Nadal nie ustalono tożsamości odnalezionego w Tatrach mężczyzny, który z odmrożeniami trafił w piątek do zakopiańskiego szpitala. Policja - mimo licznych zgłoszeń - nie natrafiła na żaden trop.
Mężczyznę w wieku około 30-35 lat odnalazł w piątek patrol leśniczych. Był w szałasie pasterskim w rejonie Doliny Olczyskiej. Śmigłowcem przetransportowano go do szpitala im. Tytusa Chałubińskiego w Zakopanem.
Mężczyzna jest przytomny, ale nie ma z nim praktycznie kontaktu. Prawdopodobnie jest Polakiem.
Bez tropu
- Nie wiemy, czy ten człowiek jest niepełnosprawny, czy to trauma związana z odmrożeniami.
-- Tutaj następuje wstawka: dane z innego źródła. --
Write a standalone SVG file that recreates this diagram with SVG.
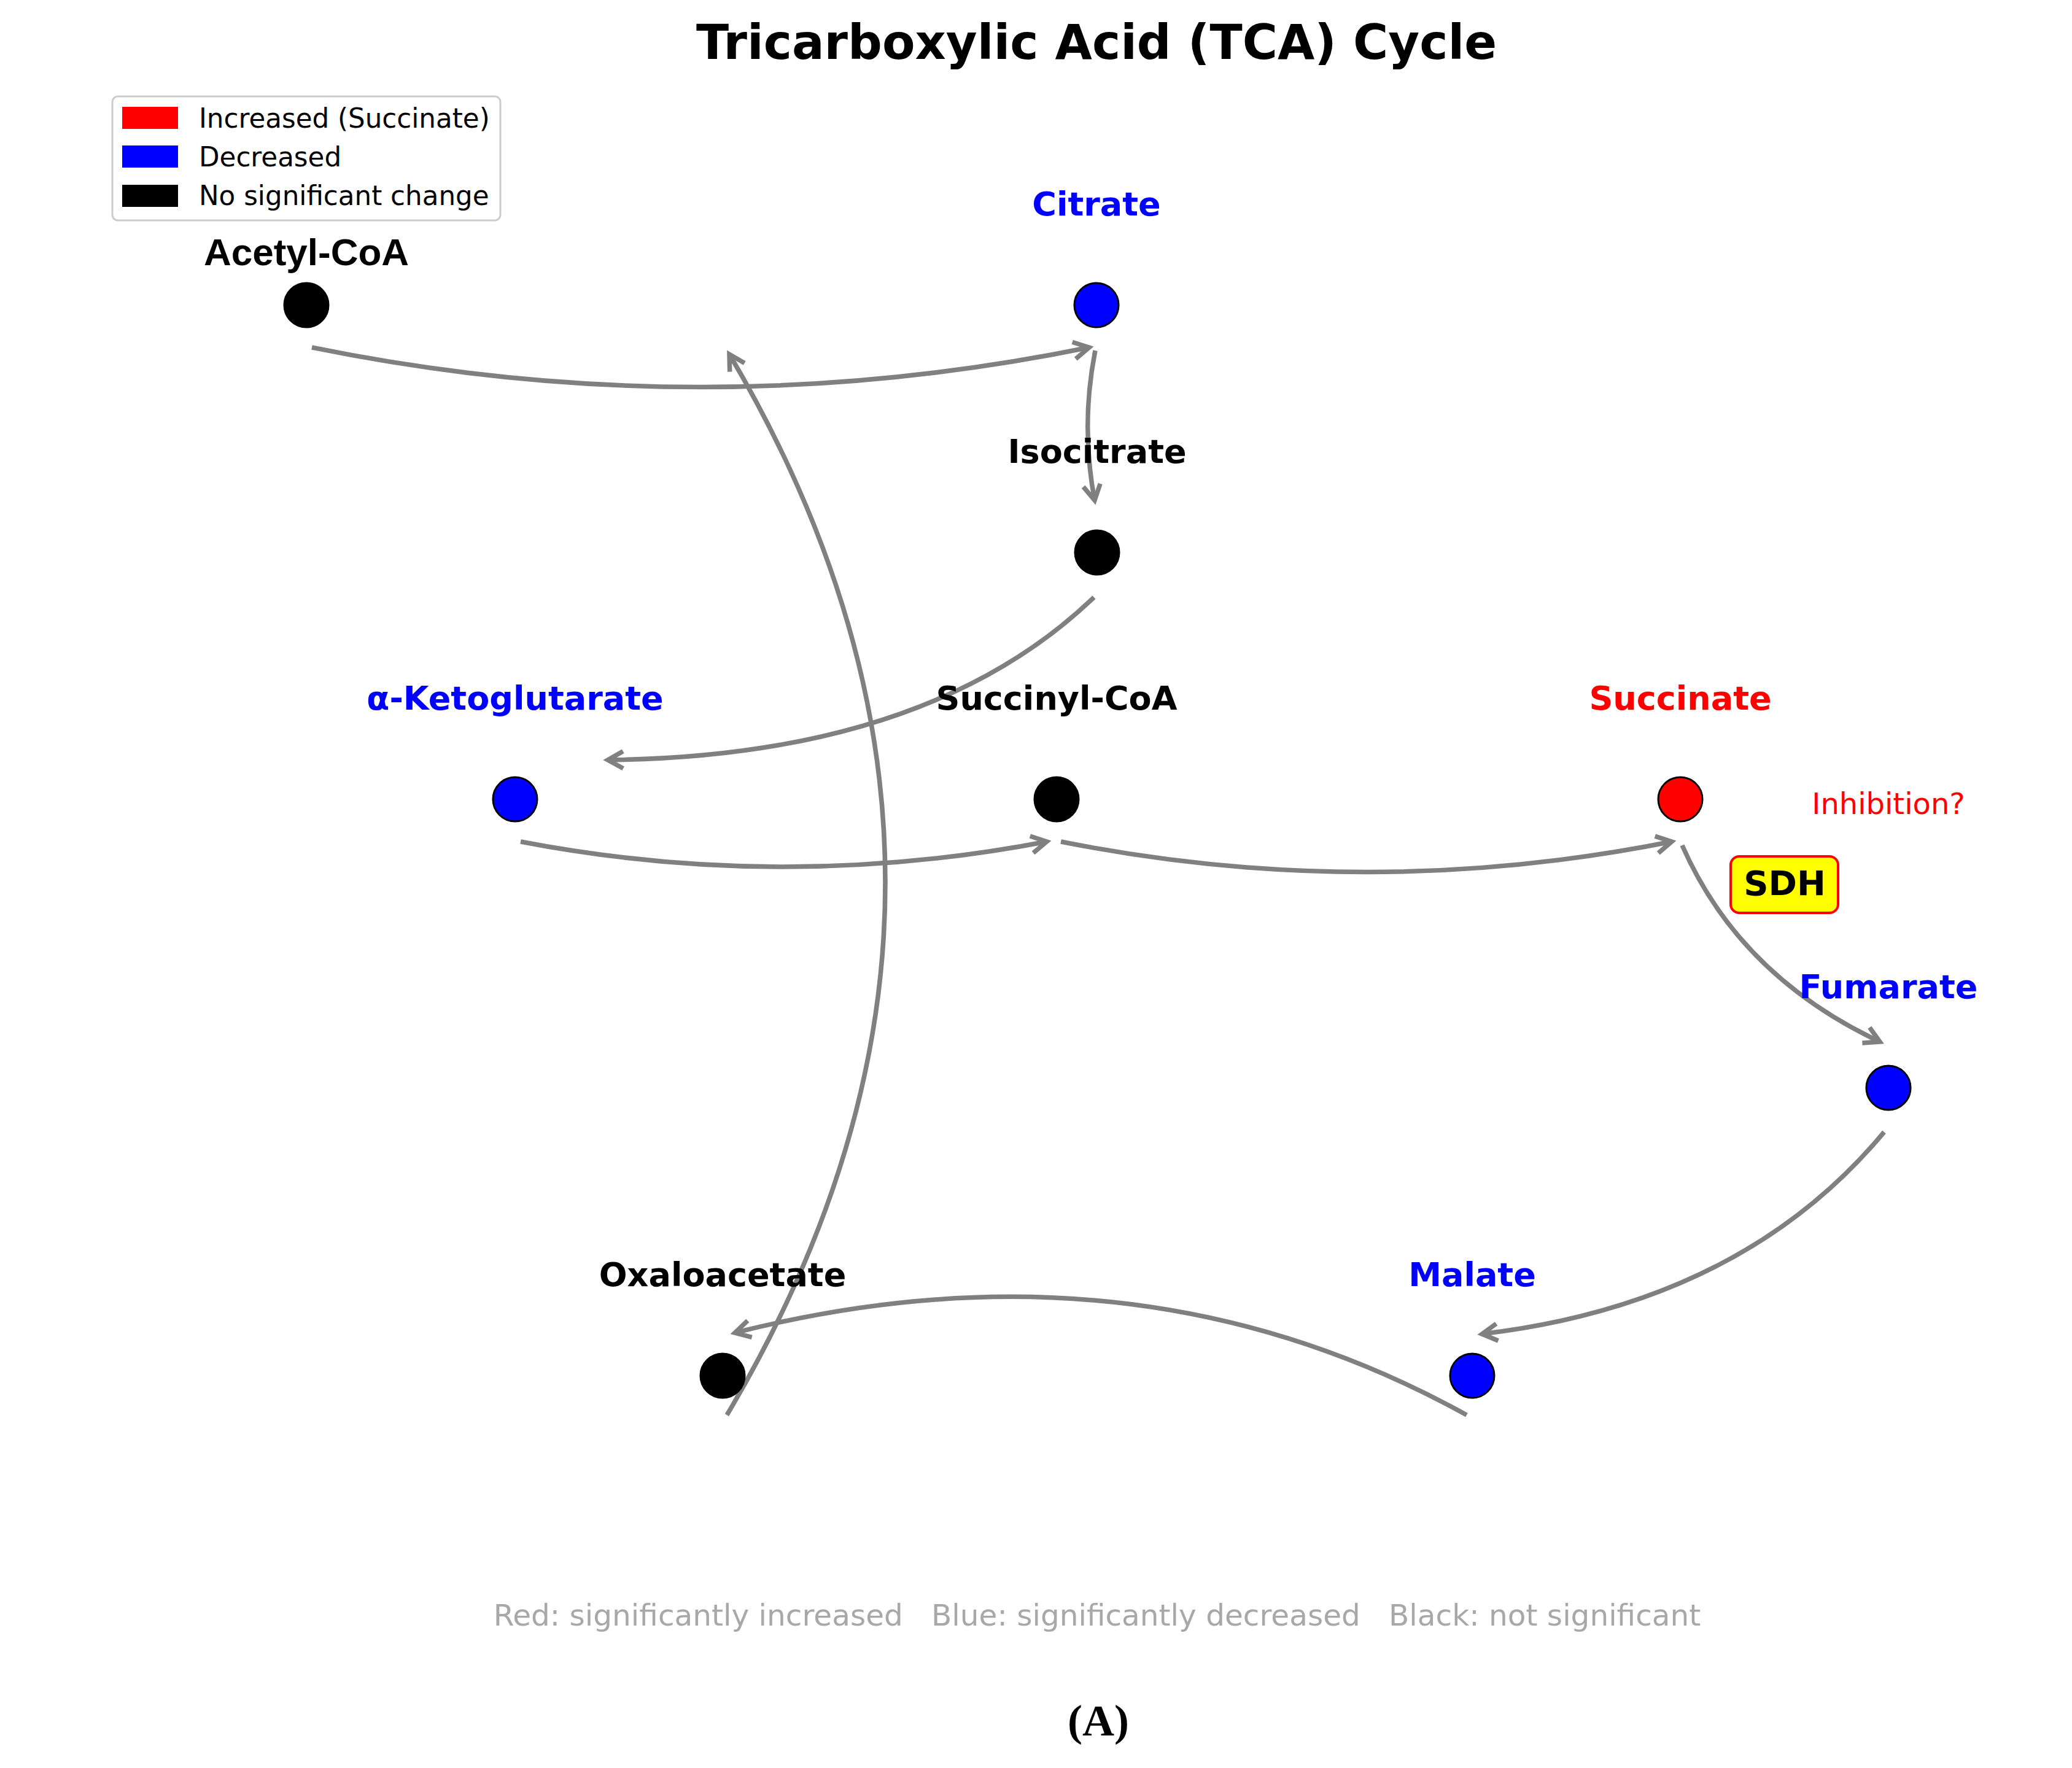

Mężczyzna reaguje na polskie słowa i czasem coś wypowie, ale bardzo niewyraźnie. Zakładamy więc, że w 99 proc. jest z naszego kraju - mówił w poniedziałek rzecznik zakopiańskiej policji Kazimierz Pietruch.
Dodał, że mężczyzna nie był przygotowany do przebywania w tak niskich temperaturach i nie wiadomo, ile czasu spędził w górach. W samym szałasie nie było nic, co mogłoby nas naprowadzić na ustalenie jego tożsamości.
- Brak mu też znaków szczególnych, nie ma blizn czy tatuaży - wyjaśnił Pietruch. Jak podkreślił, mężczyzna nie wyglądał też na bezdomnego.
Policja zaapelowała o pomoc w identyfikacji mężczyzny. Sygnałów w sprawie było od poniedziałku sporo, ale żaden nie pozwolił policji na ustalenie tożsamości. Zgłoszenia często dotyczyły osób podobnych do mężczyzny znalezionego w Tatrach.
Powiedział, że go boli
W rozmowie z tvn24.pl dr Marian Papież, dyrektor szpitala im. Tytusa Chałubińskiego w Zakopanem powiedział, że stan stan ogólny mężczyzny jest dobry, a miejscowe odmrożenia też nie są poważne. - Przez większość czasu nie ma kontaktu. Nie mówi, a jedynie wodzi oczami. Jednak na jedno z pierwszych pytań odpowiedział po polsku, że go boli - mówi dyrektor zakopiańskiego szpitala.
Zakopiańska policja opublikowała zdjęcie mężczyzny na swojej stronie internetowej. Ma on 189 cm wzrostu, jest szczupłej budowy ciała; ma krótkie rude włosy, niebieskie oczy, nos średni, uszy przyległe.